La conferenza internazionale
L'Unione europea tra le parole e i fatti in Ucraina
Emmanuel Macron riunisce gli alleati di Kyiv: "la Russia non deve e non può vincere questa guerra in Ucraina". La Svezia è (finalmente) nella Nato dopo la ratifica tardiva di Viktor Orbán
Bruxelles. L’Europa ha finalmente compreso che la vittoria dell’Ucraina nella guerra di aggressione condotta dalla Russia è la migliore strategia di deterrenza per prevenire un attacco russo contro un paese europeo? “L’analisi collettiva è che di qui a qualche anno la Russia attacchi” uno dei paesi europei, ha avvertito Emmanuel Macron, aprendo un vertice sull’Ucraina per cercare di ri-mobilitare gli alleati nel terzo anno di guerra. “Tenuto conto della mutazione della minaccia dal punto di vista militare e strategico, si impone un sussulto”. Primo, “la Russia non deve e non può vincere questa guerra in Ucraina”. La posta in gioco non è più solo l’Ucraina, la sua integrità o il diritto internazionale. “Stiamo assicurando la nostra sicurezza collettiva di oggi e domani”, ha detto Macron.
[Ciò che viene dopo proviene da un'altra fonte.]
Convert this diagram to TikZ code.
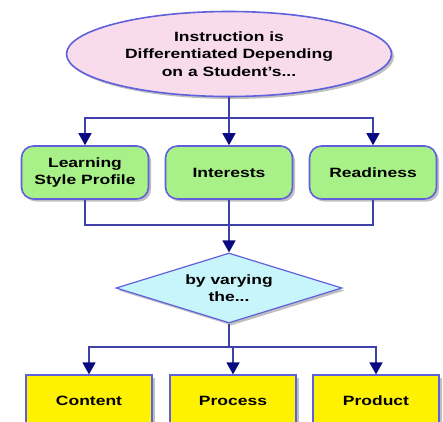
\documentclass[tikz,border=0pt]{standalone}
\usepackage{fontspec}
\setmainfont{Liberation Sans}[FakeStretch=1.3]
\usetikzlibrary{shapes.geometric,arrows.meta,shadows}
\definecolor{edgeblue}{RGB}{96,96,220}
\definecolor{linkblue}{RGB}{64,64,170}
\definecolor{tipblue}{RGB}{10,10,128}
\definecolor{pinkfill}{RGB}{248,220,236}
\definecolor{greenfill}{RGB}{168,240,136}
\definecolor{cyanfill}{RGB}{200,245,252}
\begin{document}
\begin{tikzpicture}[x=1bp,y=-1bp,
  txt/.style={font=\bfseries\fontsize{13.5}{17.5}\selectfont,align=center,inner sep=0pt},
  shade/.style={drop shadow={shadow xshift=2.5bp,shadow yshift=-2.5bp,fill=black!50}},
  gbox/.style={txt,shade,draw=edgeblue,line width=1.6bp,fill=greenfill,rounded corners=12bp,minimum width=127bp,minimum height=53bp},
  ybox/.style={txt,shade,draw=edgeblue,line width=1.2bp,fill=yellow,minimum width=126bp,minimum height=52bp},
  link/.style={draw=linkblue,line width=1.4bp},
  arrow/.style={link,-{Triangle[length=12bp,width=13bp,fill=tipblue,color=tipblue]}}]
\useasboundingbox (0,0) rectangle (443,421);
\node[txt,shade,ellipse,draw=edgeblue,line width=1.6bp,fill=pinkfill,minimum width=325bp,minimum height=85bp] (top) at (229,54) {Instruction is\\Differentiated Depending\\on a Student's...};
\node[gbox] (style) at (85,172.5) {Learning\\Style Profile};
\node[gbox] (interest) at (229,172.5) {Interests};
\node[gbox] (ready) at (373,172.5) {Readiness};
\node[txt,shade,diamond,aspect=3.2,draw=edgeblue,line width=1.2bp,fill=cyanfill,minimum width=226bp,minimum height=70bp] (vary) at (229,288) {by varying\\the...};
\node[ybox] (content) at (89,401) {Content};
\node[ybox] (process) at (233,401) {Process};
\node[ybox] (product) at (376,401) {Product};
\coordinate (split1) at (229,118);
\coordinate (join1) at (229,225);
\coordinate (split2) at (229,347);
\draw[link] (top.south) -- (split1);
\foreach \n in {style,interest,ready}
  \draw[arrow] (split1) -| (\n.north);
\foreach \n in {style,interest,ready}
  \draw[link] (\n.south) |- (join1);
\draw[arrow] (join1) -- (vary.north);
\draw[link] (vary.south) -- (split2);
\foreach \n in {content,process,product}
  \draw[arrow] (split2) -| (\n.north);
\end{tikzpicture}
\end{document}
Il vertice convocato ieri da Emmanuel Macron sull’Ucraina, a cui hanno partecipato una ventina di capi di stato e di governo dell’Ue, ha l’obiettivo di dimostrare a Vladimir Putin la volontà di “unità e azione” degli alleati all’inizio del terzo anno di guerra, ha spiegato l’Eliseo alla vigilia. L’accumularsi di brutte notizie ha fatto passare in secondo piano il via libera definitivo all’ingresso della Svezia nella Nato a seguito della ratifica tardiva dell’Ungheria di Viktor Orbán. Il Congresso americano non è ancora riuscito ad approvare il pacchetto da 60 miliardi di dollari di aiuti. L’Unione europea non ha mantenuto le promesse sulle munizioni. La Russia è tornata all’offensiva. Ma “non siamo né doomy né gloomy”, ha detto una fonte dell’Eliseo: “Siamo determinati, motivati e impegnati per la vittoria dell’Ucraina”.
I leader occidentali raramente hanno fatto seguire i fatti alle parole. Il rischio del vertice di Macron sull’Ucraina è lo stesso. Lo ha ricordato la premier dell’Estonia, Kaja Kallas, evitando di fare grandi discorsi per concentrarsi sulla concretezza immediata. “Le armi promesse devono raggiungere il fronte”, ha detto Kallas. La promessa dell’Ue di fornire un milione di munizioni da artiglieria e missili entro marzo non sarà rispettata. La Germania continua a esitare sui missili di lunga gittata Taurus. La Francia ha promesso 78 Caesar, ma solo se ci sarà qualcuno che ne finanzierà l’acquisto di una sessantina. Parigi e Berlino sono impegnati in un braccio di ferro sulla riforma della European Peace Facility, lo strumento dell’Ue per finanziare le forniture di armi all’Ucraina. Macron insiste per la preferenza comunitaria (il “Buy european”). Il governo di Olaf Scholz insiste per avere uno sconto al suo contributo finanziario, perché è già il primo paese in termini di aiuti bilaterali. “Il nostro impegno di lungo periodo deve continuare. L’aiuto militare dell’Estonia all’Ucraina sarà lo 0,25 per cento del nostro pil nei prossimi quattro anni”, ha detto Kallas. Altri stati membri dell’Ue fanno molto meno. Macron ha promesso 3 miliardi di euro per l’Ucraina quest’anno, molto indietro rispetto agli 8 miliardi della Germania.
Eppure l’avvertimento di Macron sulla possibilità di un attacco diretto contro un paese europeo è inedito e impone un cambio di pensiero e azione strategici. “La Russia non deve e non può vincere questa guerra in Ucraina”, ha detto Macron, con al suo fianco il cancelliere tedesco, Olaf Scholz, e il presidente polacco, Andrzej Duda: “Stiamo assicurando la nostra sicurezza collettiva di oggi e domani”. Il presidente francese ha invocato “decisioni forti” a favore di Kyiv. Le prossime settimane diranno se sono promesse o fatti.